The day didn’t begin all that well initially. 

I had woken up to a text message by my good friend and one of my regular running partners saying: “Oh no I’m either becoming very lazy or tired. Didn’t run this morning. Will have to run at 1 plus.”

I looked at it half-consciously with a bitter-sweet feeling. I had also failed to wake up early in the morning for my run. But knowing someone else out there going through that same struggle was somewhat comforting.

The previous night, this same friend had asked if I wanted to meet in the morning to put in our run together. I declined because I wanted to put in my run before the sun came up and I didn’t want to travel somewhere to run at such an early hour and wasn’t expecting him to come to my place to run also.

But I should have known better.
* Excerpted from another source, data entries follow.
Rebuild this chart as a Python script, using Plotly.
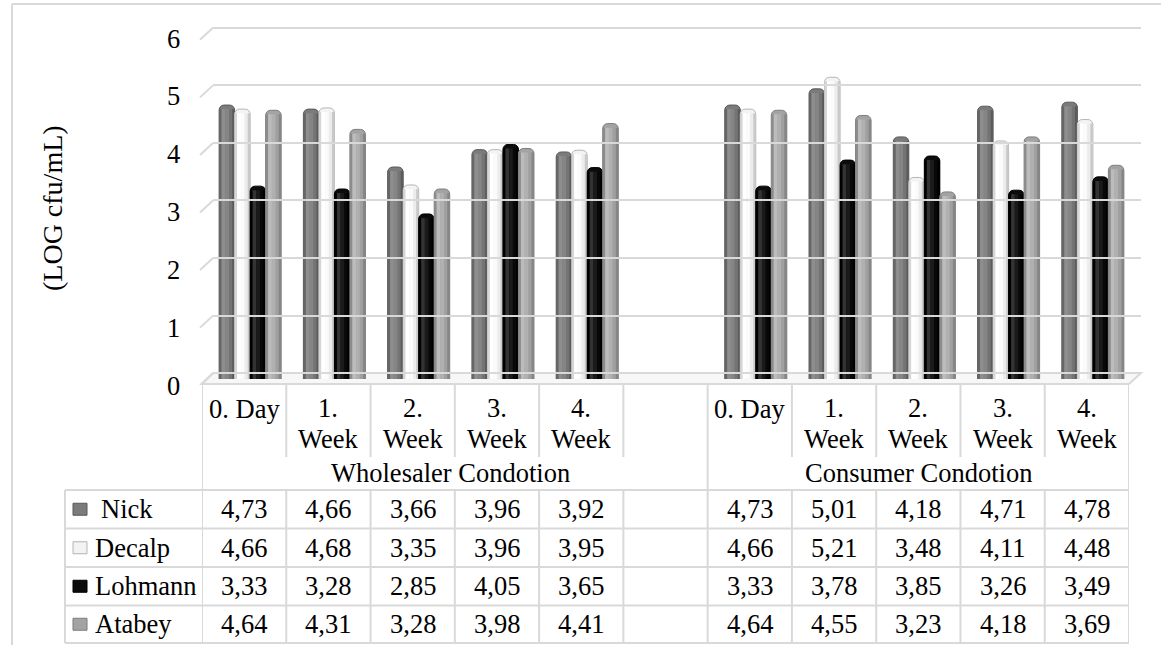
import plotly.graph_objects as go

# ---------------- data ----------------
groups = ["Wholesaler Condotion", "Consumer Condotion"]
periods = ["0. Day", "1. Week", "2. Week", "3. Week", "4. Week"]
series_names = ["Nick", "Decalp", "Lohmann", "Atabey"]

nick_wholesaler = [4.73, 4.66, 3.66, 3.96, 3.92]
nick_consumer = [4.73, 5.01, 4.18, 4.71, 4.78]
decalp_wholesaler = [4.66, 4.68, 3.35, 3.96, 3.95]
decalp_consumer = [4.66, 5.21, 3.48, 4.11, 4.48]
lohmann_wholesaler = [3.33, 3.28, 2.85, 4.05, 3.65]
lohmann_consumer = [3.33, 3.78, 3.85, 3.26, 3.49]
atabey_wholesaler = [4.64, 4.31, 3.28, 3.98, 4.41]
atabey_consumer = [4.64, 4.55, 3.23, 4.18, 3.69]

y_ticks = [0, 1, 2, 3, 4, 5, 6]
y_title = "(LOG cfu/mL)"

series_values = [
    nick_wholesaler + nick_consumer,
    decalp_wholesaler + decalp_consumer,
    lohmann_wholesaler + lohmann_consumer,
    atabey_wholesaler + atabey_consumer,
]

# ---------------- styling ----------------
W, H = 1161, 645
FONT = "Liberation Serif"
GRID = "#d9d9d9"
base_colors = ["#7b7b7b", "#f3f3f3", "#0c0c0c", "#a3a3a3"]
edge_colors = ["#5a5a5a", "#b5b5b5", "#000000", "#7d7d7d"]
strip_colors = [
    ["#666666", "#8e8e8e", "#858585", "#747474", "#5c5c5c"],
    ["#d6d6d6", "#ffffff", "#fbfbfb", "#ececec", "#c9c9c9"],
    ["#000000", "#333333", "#1a1a1a", "#080808", "#000000"],
    ["#8c8c8c", "#bcbcbc", "#b0b0b0", "#a0a0a0", "#868686"],
]
strip_frac = [(0.0, 0.16), (0.16, 0.24), (0.40, 0.24), (0.64, 0.20), (0.84, 0.16)]


def px(p):
    return p / W


def py(p):
    return 1 - p / H


n_per = len(periods)
xs = [g * (n_per + 1) + c for g in range(len(groups)) for c in range(n_per)]
n_cols = len(groups) * (n_per + 1) - 1  # 11 columns (one blank gap)
x_range = [-0.5, n_cols - 0.5]

bw = 0.184
start = -bw * len(series_names) / 2

fig = go.Figure()
cap = 0.07
for i, (name, vals) in enumerate(zip(series_names, series_values)):
    off = start + i * bw
    fig.add_trace(go.Bar(
        x=xs, y=vals, width=bw, offset=off, name=name,
        marker=dict(color=base_colors[i], cornerradius=5,
                    line=dict(width=1, color=edge_colors[i])),
        hoverinfo="skip", showlegend=False))
    for (sf, wf), col in zip(strip_frac, strip_colors[i]):
        fig.add_trace(go.Bar(
            x=xs, y=[v - cap for v in vals], width=bw * wf, offset=off + bw * sf,
            marker=dict(color=col, line=dict(width=0)),
            hoverinfo="skip", showlegend=False))

shapes = []
annotations = []


def hline(y, x0, x1):
    shapes.append(dict(type="line", xref="paper", yref="paper", x0=px(x0), x1=px(x1),
                       y0=py(y), y1=py(y), line=dict(color=GRID, width=2)))


# outer chart border (top & left)
hline(4, 12, W + 5)
shapes.append(dict(type="line", xref="paper", yref="paper", x0=px(12), x1=px(12),
                   y0=py(4), y1=py(H + 5), line=dict(color=GRID, width=2)))

# floor
shapes.append(dict(type="path", xref="paper", yref="paper",
                   path=f"M {px(202)} {py(384)} L {px(213)} {py(373)} L {px(1141)} {py(373)} L {px(1129)} {py(384)} Z",
                   fillcolor="#f7f7f7", line=dict(color=GRID, width=2), layer="below"))

# side wall diagonals from front tick to back wall
for v in y_ticks:
    shapes.append(dict(type="line", xref="paper", yref="y3", x0=px(200), x1=px(213),
                       ysizemode="pixel", yanchor=v, y0=-12, y1=0,
                       line=dict(color=GRID, width=2), layer="below"))

# tick labels
for v in y_ticks:
    annotations.append(dict(xref="paper", yref="y", x=px(182), y=v, yshift=-7,
                            text=str(v), showarrow=False, xanchor="right", yanchor="middle",
                            font=dict(family=FONT, size=26.5, color="#000")))

# y title
annotations.append(dict(xref="paper", yref="paper", x=px(52), y=py(208), text=y_title,
                        textangle=-90, showarrow=False, xanchor="center", yanchor="middle",
                        font=dict(family=FONT, size=28, color="#000")))

# ---------------- table ----------------
T_TOP, T_HDR, T_GRP = 384, 457, 490
ROWS = [490, 528.5, 567, 605.5, 643]
LEFT = 65

for b in [k + 0.5 for k in range(-1, n_cols)]:
    full = abs(b - x_range[0]) < 1e-9 or abs(b - x_range[1]) < 1e-9 or abs(b - (n_per + 0.5)) < 1e-9
    if full:
        shapes.append(dict(type="line", xref="x3", yref="paper", x0=b, x1=b,
                           y0=py(T_TOP), y1=py(ROWS[-1]), line=dict(color=GRID, width=2)))
    else:
        shapes.append(dict(type="line", xref="x3", yref="paper", x0=b, x1=b,
                           y0=py(T_TOP), y1=py(T_HDR), line=dict(color=GRID, width=2)))
        shapes.append(dict(type="line", xref="x3", yref="paper", x0=b, x1=b,
                           y0=py(T_GRP), y1=py(ROWS[-1]), line=dict(color=GRID, width=2)))
for r in ROWS:
    hline(r, LEFT, 1129)
shapes.append(dict(type="line", xref="paper", yref="paper", x0=px(LEFT), x1=px(LEFT),
                   y0=py(ROWS[0]), y1=py(ROWS[-1]), line=dict(color=GRID, width=2)))

tfont = dict(family=FONT, size=26.5, color="#000")


def txt(xref, x, y, text, xanchor="center"):
    annotations.append(dict(xref=xref, yref="paper", x=x, y=py(y), text=text,
                            showarrow=False, xanchor=xanchor, yanchor="middle", font=tfont))


for x, lab in zip(xs, periods * len(groups)):
    parts = lab.split(" ")
    if parts[1] == "Day":
        txt("x3", x, 409, lab)
    else:
        txt("x3", x, 408, parts[0])
        txt("x3", x, 439, parts[1])

for g, gname in enumerate(groups):
    if g == 0:
        cx = (0 + n_per) / 2 - 0.05
    else:
        cx = g * (n_per + 1) + (n_per - 1) / 2
    txt("x3", cx, 473, gname)

for i, (name, vals) in enumerate(zip(series_names, series_values)):
    yc = (ROWS[i] + ROWS[i + 1]) / 2
    shapes.append(dict(type="rect", xref="paper", yref="paper", x0=px(73), x1=px(87),
                       y0=py(yc + 6), y1=py(yc - 6), fillcolor=base_colors[i],
                       line=dict(color=edge_colors[i], width=1)))
    txt("paper", px(93 if i else 99), yc, name, xanchor="left")
    for x, v in zip(xs, vals):
        txt("x3", x, yc, f"{v:.2f}".replace(".", ","))

hidden = dict(showticklabels=False, showgrid=False, zeroline=False, showline=False, ticks="")

# back wall: 0 at 373.2 px, 6 at 27.8 px, range padded so edge gridlines are drawn
unit = (373.2 - 27.8) / 6
pad = 0.2
fig.update_layout(
    width=W, height=H,
    margin=dict(l=0, r=0, t=0, b=0),
    paper_bgcolor="white", plot_bgcolor="rgba(0,0,0,0)",
    barmode="overlay",
    xaxis=dict(domain=[px(208), px(1135)], range=x_range, anchor="y", **hidden),
    yaxis=dict(domain=[py(379), py(31.5)], range=[0, 6], anchor="x", **hidden),
    xaxis2=dict(domain=[px(213), px(1141)], range=[0, 1], anchor="y3", **hidden),
    yaxis3=dict(domain=[py(373.2 + pad * unit), py(27.8 - pad * unit)], range=[-pad, 6 + pad],
                anchor="x2", showticklabels=False, showgrid=True, gridcolor=GRID, gridwidth=2,
                zeroline=False, showline=False, ticks="", tickvals=y_ticks),
    xaxis3=dict(domain=[px(202), px(1129)], range=x_range, anchor="y", **hidden),
    shapes=shapes,
    annotations=annotations,
)

fig.write_html("out.html", config={"displayModeBar": False},
               post_script="document.body.style.margin='0';document.body.style.overflow='hidden';")
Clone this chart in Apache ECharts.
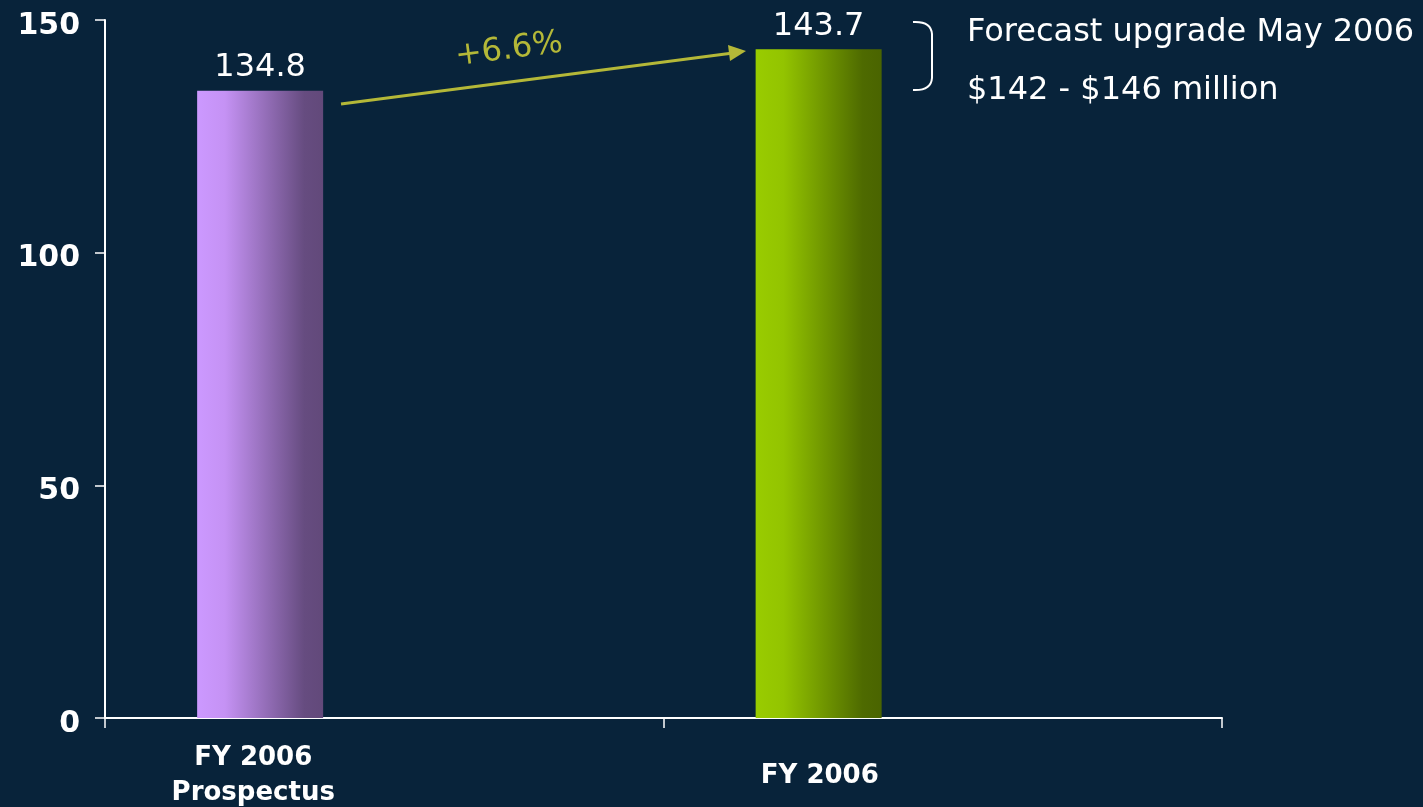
<!DOCTYPE html>
<html>
<head>
<meta charset="utf-8">
<script src="https://cdn.jsdelivr.net/npm/echarts@6/dist/echarts.min.js"></script>
<style>
html,body{margin:0;padding:0;background:#08233a;}
#chart{width:1423px;height:807px;}
</style>
</head>
<body>
<div id="chart"></div>
<script>
const categories = ['FY 2006\nProspectus', 'FY 2006'];
const values = [134.8, 143.7];
const yTicks = [0, 50, 100, 150];
const changeLabel = '+6.6%';
const forecastLines = ['Forecast upgrade May 2006', '$142 - $146 million'];

const FONT = 'DejaVu Sans';
const gradPurple = new echarts.graphic.LinearGradient(0, 0, 1, 0, [
  {offset: 0, color: '#cc99ff'}, {offset: 0.22, color: '#c592f4'},
  {offset: 0.85, color: '#664c80'}, {offset: 1, color: '#62497a'}
]);
const gradGreen = new echarts.graphic.LinearGradient(0, 0, 1, 0, [
  {offset: 0, color: '#99cc00'}, {offset: 0.22, color: '#93c400'},
  {offset: 0.85, color: '#4e6a00'}, {offset: 1, color: '#4a6400'}
]);
const barColors = [gradPurple, gradGreen];
const arrowColor = '#b4b838';
const bracketStyle = {stroke: '#ffffff', lineWidth: 2, fill: null};
const xLabelBase = {color: '#ffffff', fontFamily: FONT, fontWeight: 'bold', fontSize: 26, lineHeight: 35};

const chart = echarts.init(document.getElementById('chart'));
chart.setOption({
  backgroundColor: '#08233a',
  animation: false,
  grid: {left: 105, right: 201, top: 20, bottom: 89, containLabel: false, outerBoundsMode: 'none'},
  xAxis: {
    type: 'category',
    data: categories,
    axisLine: {lineStyle: {color: '#ffffff', width: 2}},
    axisTick: {show: true, length: 10, lineStyle: {color: '#ffffff', width: 1.5}},
    axisLabel: {
      color: '#ffffff', fontFamily: FONT, fontWeight: 'bold', fontSize: 26,
      lineHeight: 35, verticalAlign: 'middle', margin: 58,
      formatter: (v, i) => v.split('\n').map(s => '{' + (i === 0 ? 'a' : 'b') + '|' + s + '}').join('\n'),
      rich: {
        a: Object.assign({padding: [0, 262, 0, 0]}, xLabelBase),
        b: Object.assign({padding: [0, 246, 0, 0]}, xLabelBase)
      }
    },
    splitLine: {show: false}
  },
  yAxis: {
    type: 'value',
    min: yTicks[0], max: yTicks[yTicks.length - 1], interval: 50,
    axisLine: {show: true, lineStyle: {color: '#ffffff', width: 2}},
    axisTick: {show: true, length: 10, lineStyle: {color: '#ffffff', width: 1.5}},
    axisLabel: {
      color: '#ffffff', fontFamily: FONT, fontWeight: 'bold', fontSize: 30, margin: 25,
      formatter: v => '{v|' + v + '}',
      rich: {v: {color: '#ffffff', fontFamily: FONT, fontWeight: 'bold', fontSize: 30,
                 padding: [12, 0, 0, 0]}}
    },
    splitLine: {show: false}
  },
  series: [
    {
      type: 'bar',
      barWidth: 126,
      barGap: '97%',
      data: values.map((v, i) => ({value: v, itemStyle: {color: barColors[i]}})),
      label: {
        show: true, position: 'top', distance: 7,
        color: '#ffffff', fontFamily: FONT, fontSize: 32,
        formatter: p => p.value.toFixed(1)
      }
    },
    {
      type: 'bar',
      barWidth: 126,
      data: values.map(() => '-')
    }
  ],
  graphic: [
    {type: 'line', shape: {x1: 341, y1: 104, x2: 733, y2: 53},
     style: {stroke: arrowColor, lineWidth: 3}},
    {type: 'polygon', shape: {points: [[746, 51], [728, 45], [730, 61]]},
     style: {fill: arrowColor}},
    {type: 'text', x: 509, y: 50, rotation: 0.13, originX: 0, originY: 0,
     style: {text: changeLabel, fill: arrowColor, font: '32px "DejaVu Sans"',
             textAlign: 'center', textVerticalAlign: 'middle'}},
    {type: 'bezierCurve', shape: {x1: 913, y1: 22, x2: 932, y2: 34, cpx1: 931, cpy1: 21},
     style: bracketStyle},
    {type: 'line', shape: {x1: 932, y1: 34, x2: 932, y2: 78}, style: bracketStyle},
    {type: 'bezierCurve', shape: {x1: 932, y1: 78, x2: 913, y2: 90, cpx1: 931, cpy1: 91},
     style: bracketStyle},
    {type: 'text', x: 967, y: 33,
     style: {text: forecastLines[0], fill: '#ffffff', font: '32px "DejaVu Sans"',
             textAlign: 'left', textVerticalAlign: 'middle'}},
    {type: 'text', x: 967, y: 91,
     style: {text: forecastLines[1], fill: '#ffffff', font: '32px "DejaVu Sans"',
             textAlign: 'left', textVerticalAlign: 'middle'}}
  ]
});
</script>
</body>
</html>
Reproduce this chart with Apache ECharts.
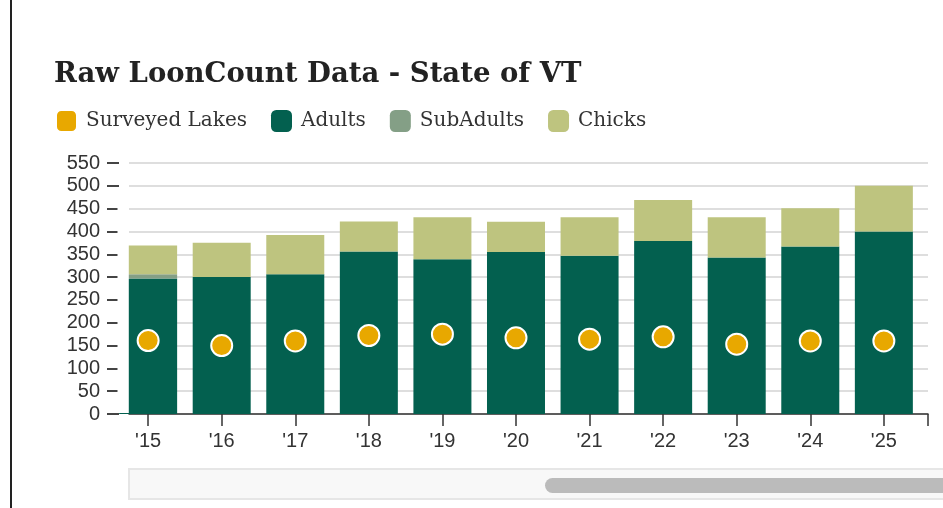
<!DOCTYPE html>
<html>
<head>
<meta charset="utf-8">
<script src="https://cdn.jsdelivr.net/npm/echarts@6/dist/echarts.min.js"></script>
<style>
html, body { margin: 0; padding: 0; background: #fff; }
#chart { width: 943px; height: 508px; }
</style>
</head>
<body>
<div id="chart"></div>
<script>
// raw counts per year
const years = [2015, 2016, 2017, 2018, 2019, 2020, 2021, 2022, 2023, 2024, 2025]
const adults = [297, 300, 306, 356, 339, 355, 347, 379, 343, 367, 400]
const subAdults = [9, 0, 0, 0, 0, 0, 0, 0, 0, 0, 0]
const chicks = [63, 75, 86, 66, 92, 66, 84, 90, 88, 84, 100]
const surveyedLakes = [161, 150, 160, 172, 175, 167, 164, 169, 153, 160, 160]

// visible window of the scrolled x axis, y scale
const xMin = 2014.74
const xMax = 2025.6
const yMax = 550
const yStep = 50

// [value, year] so the stack runs on the count, not the year
const pairs = arr => years.map((y, i) => [arr[i], y])
const enc = { x: 1, y: 0 }

const chart = echarts.init(document.getElementById('chart'))
chart.setOption({
  animation: false,
  title: {
    text: 'Raw LoonCount Data - State of VT',
    left: 54,
    top: 61,
    padding: 0,
    textStyle: { fontFamily: 'DejaVu Serif', fontWeight: 'bold', fontSize: 27.5, color: '#222' },
  },
  legend: {
    left: 55,
    top: 109,
    padding: 0,
    icon: 'roundRect',
    itemWidth: 21,
    itemHeight: 22,
    itemGap: 24,
    textStyle: { fontFamily: 'DejaVu Serif', fontSize: 20, color: '#333', padding: [0, 0, 0, 4] },
    data: ['Surveyed Lakes', 'Adults', 'SubAdults', 'Chicks'],
  },
  grid: { left: 129, right: 15, top: 163, bottom: 94 },
  xAxis: {
    type: 'value',
    min: xMin,
    max: xMax,
    splitLine: { show: false },
    axisLine: { show: true, lineStyle: { color: '#333', width: 1.5 } },
    axisTick: { show: true, length: 12, lineStyle: { color: '#333', width: 1.5 }, customValues: [...years, xMax] },
    axisLabel: {
      customValues: years,
      formatter: v => "'" + String(v).slice(2),
      fontFamily: 'Liberation Sans',
      fontSize: 20,
      color: '#333',
      margin: 17,
    },
  },
  yAxis: {
    type: 'value',
    min: 0,
    max: yMax,
    interval: yStep,
    offset: 10,
    axisLine: { show: false },
    axisTick: { show: true, length: 12, lineStyle: { color: '#444', width: 2 } },
    axisLabel: { fontFamily: 'Liberation Sans', fontSize: 20, color: '#333', margin: 19 },
    splitLine: { lineStyle: { color: '#dedede', width: 2 } },
  },
  series: [
    {
      name: 'Adults', type: 'bar', stack: 'birds', barWidth: 58, encode: enc,
      itemStyle: { color: '#03604f' }, data: pairs(adults),
    },
    {
      name: 'SubAdults', type: 'bar', stack: 'birds', barWidth: 58, encode: enc,
      itemStyle: { color: '#849f86' }, data: pairs(subAdults),
    },
    {
      name: 'Chicks', type: 'bar', stack: 'birds', barWidth: 58, encode: enc,
      itemStyle: { color: '#bec47f' }, data: pairs(chicks),
    },
    {
      name: 'Surveyed Lakes', type: 'scatter', symbolSize: 21, z: 5, encode: enc,
      itemStyle: { color: '#e8a800', borderColor: '#fff', borderWidth: 2, opacity: 1 },
      data: pairs(surveyedLakes),
    },
  ],
  graphic: [
    // page border on the left
    { type: 'rect', shape: { x: 10, y: 0, width: 2, height: 508 }, style: { fill: '#222' }, silent: true },
    // value axes don't clip bars, so hide the part of '15 left of the scroll window
    { type: 'rect', z: 100, shape: { x: 117.5, y: 200, width: 11.3, height: 213 }, style: { fill: '#fff' }, silent: true },
    // scrollbar track + thumb
    { type: 'rect', shape: { x: 129, y: 469, width: 830, height: 30 }, style: { fill: '#f8f8f8', stroke: '#e6e6e6', lineWidth: 2 }, silent: true },
    { type: 'rect', shape: { x: 545, y: 478, width: 420, height: 15, r: 7.5 }, style: { fill: '#bbbbbb' }, silent: true },
  ],
})
</script>
</body>
</html>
Since the summer holidays began, I haven’t been able to wake up any earlier than 9am and, by then, the heat would more likely than not be enough of a deterrent to make me wait till the evening to do my run.

And so, it was the same today. It wasn’t until 4pm and after a bout of rain in the early afternoon that I finally got myself out the door. Even then, the dark clouds in the sky were threatening to unload themselves again anytime and disrupt my run.

Not that I don’t like being caught in the rain. In fact, I love being in the rain as long as it’s not too heavy because, then, it gets too hard to breathe and becomes much like trying to breathe in a swimming pool.

Anyway, thankfully, the weather held out with just overcast skies providing good cover against the sun’s heat. It was just wonderful weather to be out running in because I found myself just focusing on the run itself and my form and not finding my body working doubly hard (against the sun) to keep my body from overheating.

This was a run that once again made me feel like I can keep running forever and not feel tired. I have felt this way before on runs but, lately, as I am in the midst of finding my form, it has been a little difficult. Runs like these, even with what seemed like a storm brewing over me, make me realise that my love (for running, for life, for family, for friends, etc) cannot be silenced just as Jon Foreman of Switchfoot sings.

As a quotation (by an unknown author) goes: “There’s really no such thing as bad weather, only different kinds of good weather.”